Graphique 8 : Parts de marché de certains segments du secteur des logiciels
Source : Gartner ; Huanon ; CCID ; Estimations et analyses de Bernstein Estimation des coûts – La part du marché intérieur est estimée à partir des données de Glodon
Qu’en est-il du reste du monde ?
Si l’Europe offre des perspectives attrayantes après l’adoption par l’UE de son propre « Chips Act », le principal centre technologique en dehors des États-Unis et de la Chine – notamment pour la production de semiconducteurs – est Taïwan. Outre le rôle crucial des puces TSCM, les fabricants américains commencent à déplacer une partie de leurs chaînes d’approvisionnement de la Chine vers Taïwan et d’autres sites d’Asie du Sud-Est tels que la Malaisie, le Vietnam, la Thaïlande et l’Inde.

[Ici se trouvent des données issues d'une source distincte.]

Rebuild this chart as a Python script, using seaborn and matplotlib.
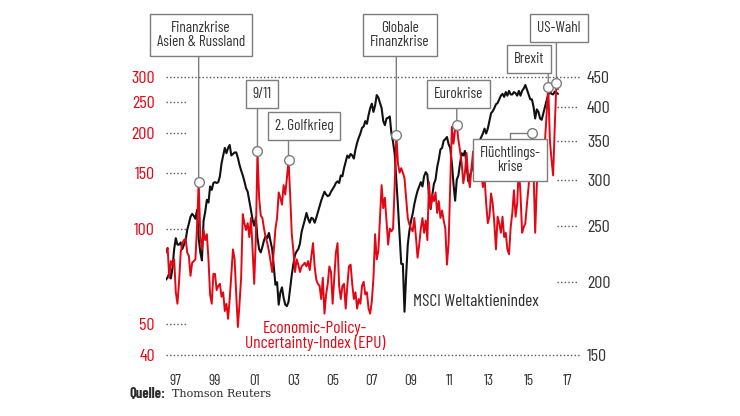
import matplotlib
matplotlib.use("Agg")
import matplotlib.pyplot as plt
import matplotlib.transforms as mtransforms
from matplotlib.ticker import NullLocator
import numpy as np
import pandas as pd
import seaborn as sns

# monthly values, Jan 1997 - Jan 2017
epu = [
    84, 87, 70, 79, 77, 80, 63, 58, 68, 84, 90, 92,
    93, 84, 82, 71, 78, 79, 80, 101, 140, 95, 86, 99,
    92, 96, 80, 62, 58, 72, 72, 64, 66, 67, 61, 63,
    55, 58, 52, 60, 72, 86, 80, 62, 49, 58, 70, 111,
    104, 99, 104, 94, 108, 86, 67, 94, 175, 125, 110, 108,
    100, 94, 90, 85, 79, 73, 85, 100, 108, 130, 125, 119,
    137, 128, 144, 164, 128, 96, 85, 73, 80, 77, 73, 76,
    77, 78, 76, 79, 74, 82, 90, 76, 69, 67, 66, 60,
    70, 54, 62, 67, 76, 73, 58, 70, 84, 90, 66, 60,
    66, 67, 56, 66, 76, 77, 67, 60, 63, 56, 60, 58,
    66, 68, 62, 63, 56, 54, 59, 70, 96, 80, 85, 108,
    137, 116, 125, 105, 89, 100, 98, 100, 137, 197, 160, 150,
    155, 150, 144, 125, 108, 103, 100, 98, 108, 94, 81, 89,
    100, 108, 97, 106, 92, 140, 116, 128, 122, 130, 112, 122,
    108, 114, 106, 100, 77, 90, 137, 209, 185, 205, 212, 190,
    176, 161, 139, 150, 173, 145, 135, 155, 175, 165, 145, 150,
    164, 150, 135, 145, 120, 104, 109, 129, 120, 104, 86, 109,
    104, 97, 109, 94, 97, 86, 83, 101, 112, 132, 109, 120,
    157, 129, 97, 101, 104, 120, 136, 164, 200, 153, 97, 136,
    181, 146, 160, 164, 188, 230, 280, 190, 165, 147, 210, 287,
    275,
]

msci = [
    202, 204, 207, 203, 212, 228, 238, 232, 232, 234, 228, 232,
    236, 246, 252, 259, 262, 260, 257, 266, 238, 225, 218, 255,
    264, 277, 274, 292, 288, 296, 297, 296, 297, 304, 320, 330,
    340, 333, 340, 344, 330, 332, 334, 334, 327, 318, 311, 305,
    298, 290, 286, 276, 266, 256, 250, 258, 238, 228, 225, 230,
    236, 240, 238, 243, 235, 228, 212, 198, 200, 183, 192, 196,
    188, 183, 182, 185, 195, 206, 215, 223, 226, 228, 233, 244,
    250, 256, 263, 257, 253, 258, 257, 253, 258, 264, 270, 276,
    281, 286, 283, 281, 282, 286, 289, 292, 296, 298, 296, 305,
    304, 314, 322, 330, 327, 332, 330, 326, 338, 347, 354, 360,
    368, 370, 378, 374, 387, 398, 405, 392, 402, 419, 415, 406,
    398, 378, 372, 382, 383, 385, 360, 348, 332, 300, 270, 240,
    215, 215, 178, 205, 232, 245, 255, 262, 272, 280, 287, 292,
    297, 292, 304, 309, 306, 282, 267, 282, 295, 300, 315, 325,
    338, 340, 350, 352, 355, 345, 340, 320, 295, 276, 300, 305,
    320, 333, 330, 336, 318, 298, 305, 310, 320, 325, 335, 348,
    350, 355, 360, 367, 360, 367, 378, 390, 393, 398, 404, 406,
    412, 418, 421, 416, 424, 418, 426, 420, 420, 424, 422, 418,
    426, 418, 426, 430, 436, 428, 420, 412, 412, 400, 382, 396,
    392, 382, 380, 390, 400, 410, 420, 425, 421, 420, 425, 423,
    421,
]

start_year = 1997
year_labels = ["97", "99", "01", "03", "05", "07", "09", "11", "13", "15", "17"]
label_years = [1997, 1999, 2001, 2003, 2005, 2007, 2009, 2011, 2013, 2015, 2017]
epu_ticks = [40, 50, 100, 150, 200, 250, 300]
msci_ticks = [150, 200, 250, 300, 350, 400, 450]

event_labels = ["Finanzkrise\nAsien & Russland", "9/11", "2. Golfkrieg",
                "Globale\nFinanzkrise", "Eurokrise", "Flüchtlings-\nkrise",
                "Brexit", "US-Wahl"]
event_months = [20, 56, 75, 141, 178, 224, 234, 239]

# box centres: (x in years, y as axes fraction)
box_pos = [(1998.79, 1.151), (2001.90, 0.939), (2004.04, 0.824), (2008.94, 1.151),
           (2011.90, 0.939), (2014.55, 0.701), (2015.52, 1.065), (2017.05, 1.176)]

RED = "#e30613"
DARK = "#2b2b2b"
GREY = "#7d7d7d"
COND = ["Barlow Condensed", "DejaVu Sans"]

sns.set_theme(style="white")
plt.rcParams["font.family"] = COND

df = pd.DataFrame({
    "t": start_year + np.arange(len(epu)) / 12.0,
    "epu": epu,
    "msci": msci,
})

fig = plt.figure(figsize=(7.4, 4.16), dpi=100)
ax = fig.add_axes([166 / 740, 1 - 355 / 416, 414 / 740, 278 / 416])
ax2 = ax.twinx()
ax.set_zorder(ax2.get_zorder() + 1)
ax.patch.set_visible(False)

sns.lineplot(data=df, x="t", y="msci", ax=ax2, color="#111111", lw=1.5, zorder=2)
sns.lineplot(data=df, x="t", y="epu", ax=ax, color=RED, lw=1.4, zorder=2)

for a, lo, hi, ticks in [(ax, 40, 300, epu_ticks), (ax2, 150, 450, msci_ticks)]:
    a.set_yscale("log")
    a.set_ylim(lo, hi)
    a.set_yticks(ticks)
    a.set_yticklabels([str(v) for v in ticks])
    a.yaxis.set_minor_locator(NullLocator())
    a.set_xlabel("")
    a.set_ylabel("")
    for s in a.spines.values():
        s.set_visible(False)

ax.set_xlim(1997, 2018.12)
ax.set_xticks([y + 0.5 for y in label_years])
ax.set_xticklabels(year_labels)
ax.tick_params(axis="x", length=0, pad=14, labelsize=11, labelcolor="#333333")
ax.tick_params(axis="y", length=0, pad=8, labelsize=13, labelcolor=RED)
ax2.tick_params(axis="y", length=0, pad=5, labelsize=13, labelcolor="#333333")

dot = dict(color="#555555", lw=1.0, ls=(0, (1, 1.6)), clip_on=False, zorder=1)
for v in epu_ticks:
    if v in (40, 300):
        ax.axhline(v, 0, 1, **dot)
    else:
        ax.axhline(v, 0, 0.051, **dot)
for v in msci_ticks[1:-1]:
    ax2.axhline(v, 0.944, 0.995, **dot)

mixed = mtransforms.blended_transform_factory(ax.transData, ax.transAxes)

# event annotations
for label, m, (bx, by) in zip(event_labels, event_months, box_pos):
    cx, cy = df["t"][m], df["epu"][m]
    if label.startswith("Flücht"):
        conn = "angle,angleA=90,angleB=0,rad=0"
        start = (bx, by)
    else:
        conn = "arc3,rad=0"
        start = (cx, by)
    ax.annotate("", xy=(cx, cy), xycoords="data", xytext=start,
                textcoords=("data", "axes fraction"), annotation_clip=False,
                arrowprops=dict(arrowstyle="-", color=GREY, lw=1.0,
                                shrinkA=0, shrinkB=0, connectionstyle=conn),
                zorder=3)
    ax.text(bx, by, label, transform=mixed, ha="center", va="center",
            fontsize=11, color="#333333", linespacing=1.0, zorder=4,
            clip_on=False,
            bbox=dict(boxstyle="square,pad=0.45", fc="white", ec=GREY, lw=1.0))
    ax.plot([cx], [cy], marker="o", ms=7, mfc="white", mec=GREY, mew=1.0,
            ls="none", zorder=5, clip_on=False)

ax.text(2004.6, 0.068, "Economic-Policy-\nUncertainty-Index (EPU)", transform=mixed,
        ha="center", va="center", fontsize=12.5, color=RED, linespacing=0.95)
ax.text(2009.6, 0.194, "MSCI Weltaktienindex", transform=mixed,
        ha="left", va="center", fontsize=12.5, color=DARK)

fig.text(130 / 740, 1 - 394 / 416, "Quelle:", fontsize=10.5, fontweight="bold",
         color=DARK, va="center", family=COND)
fig.text(172 / 740, 1 - 394 / 416, "Thomson Reuters", fontsize=8,
         color=DARK, va="center", family=["DejaVu Serif"])

fig.savefig("out.png", dpi=100)
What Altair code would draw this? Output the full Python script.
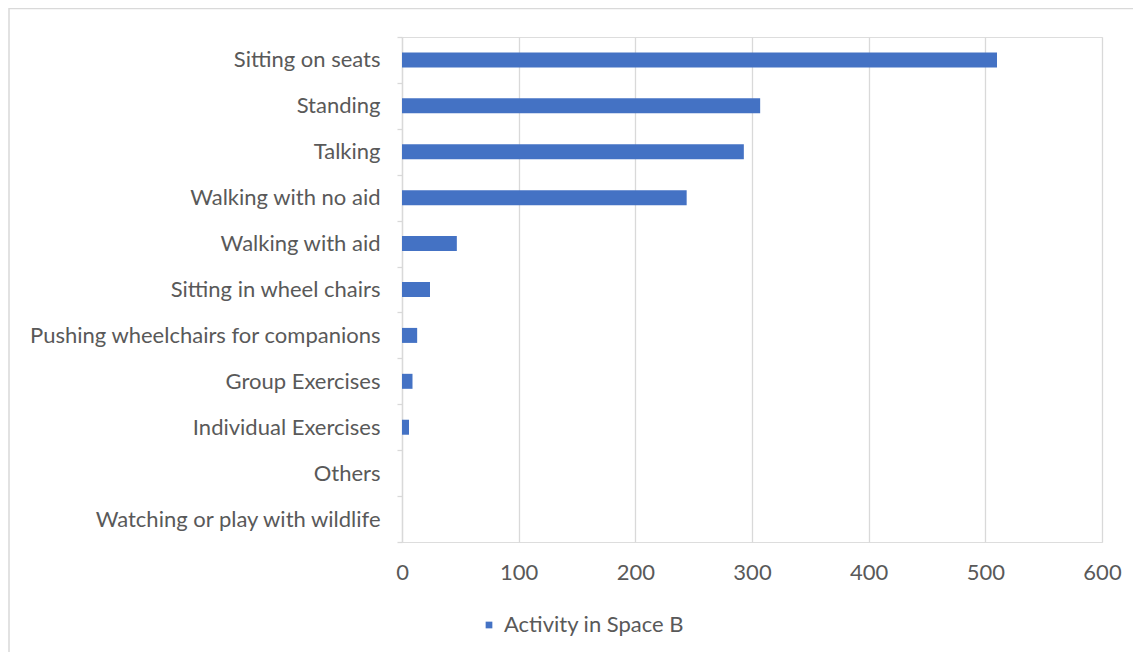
import altair as alt
import pandas as pd

categories = [
    "Sitting on seats",
    "Standing",
    "Talking",
    "Walking with no aid",
    "Walking with aid",
    "Sitting in wheel chairs",
    "Pushing wheelchairs for companions",
    "Group Exercises",
    "Individual Exercises",
    "Others",
    "Watching or play with wildlife",
]
values = [510, 307, 293, 244, 47, 24, 13, 9, 6, 0, 0]
series_name = "Activity in Space B"
x_ticks = [0, 100, 200, 300, 400, 500, 600]

df = pd.DataFrame({
    "activity": categories,
    "count": values,
    "series": [series_name] * len(categories),
})

FONT = "Lato"
TXT = "#595959"
GRID = "#d9d9d9"
BLUE = "#4472C4"
FS = 22

bars = alt.Chart(df).mark_bar(size=15).encode(
    x=alt.X(
        "count:Q",
        scale=alt.Scale(domain=[0, 600], nice=False),
        axis=alt.Axis(
            values=x_ticks, title=None, grid=True, gridColor=GRID, gridWidth=1.3,
            domain=False, ticks=False, labelPadding=20, labelFontSize=FS,
            labelColor=TXT, labelFont=FONT, labelFlush=False,
        ),
    ),
    y=alt.Y(
        "activity:N",
        sort=categories,
        scale=alt.Scale(paddingInner=0, paddingOuter=0),
        axis=alt.Axis(
            title=None, domainColor=GRID, domainWidth=1.3, tickColor=GRID,
            tickWidth=1.3, tickSize=5, tickBand="extent", labelPadding=17,
            labelFontSize=FS, labelColor=TXT, labelFont=FONT, labelLimit=500,
        ),
    ),
    color=alt.Color(
        "series:N",
        scale=alt.Scale(range=[BLUE]),
        legend=alt.Legend(
            title=None, orient="none", legendX=76, legendY=577,
            symbolType="square", symbolSize=45, labelFontSize=FS,
            labelFont=FONT, labelColor=TXT, symbolStrokeWidth=0,
            labelLimit=400,
        ),
    ),
)

frame = alt.Chart(pd.DataFrame({"k": [0]})).mark_rect(
    fill=None, stroke=GRID, strokeWidth=1.5
).encode(
    x=alt.value(-393), x2=alt.value(760),
    y=alt.value(-28.5), y2=alt.value(640),
)

chart = alt.layer(frame, bars).properties(
    width=700,
    height=505,
    autosize=alt.AutoSizeParams(type="none"),
    padding={"left": 394, "top": 29, "right": 31, "bottom": 110},
).configure_view(stroke=None).configure(background="white")

chart.save("out.html", embed_options={"renderer": "svg", "actions": False})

Alors que l’économie mondiale entre manifestement dans une phase de reconfiguration sous l’impulsion des évolutions technologiques et géopolitiques, nous pensons que les secteurs technologiques et connexes sont susceptibles d’être les plus touchés par la métamorphose des chaînes d’approvisionnement. En présence de deux leaders technologiques et de nombreuses économies émergentes, la concurrence sera féroce pour nouer des partenariats commerciaux avec les futures puissances du Sud global. Tandis que le monde se tournera de plus en plus vers deux leaders technologiques, les investisseurs devraient faire de même : dans un avenir prévisible, la qualité et la croissance se trouveront sur les deux continents et la composition des portefeuilles devrait continuer à refléter cette réalité.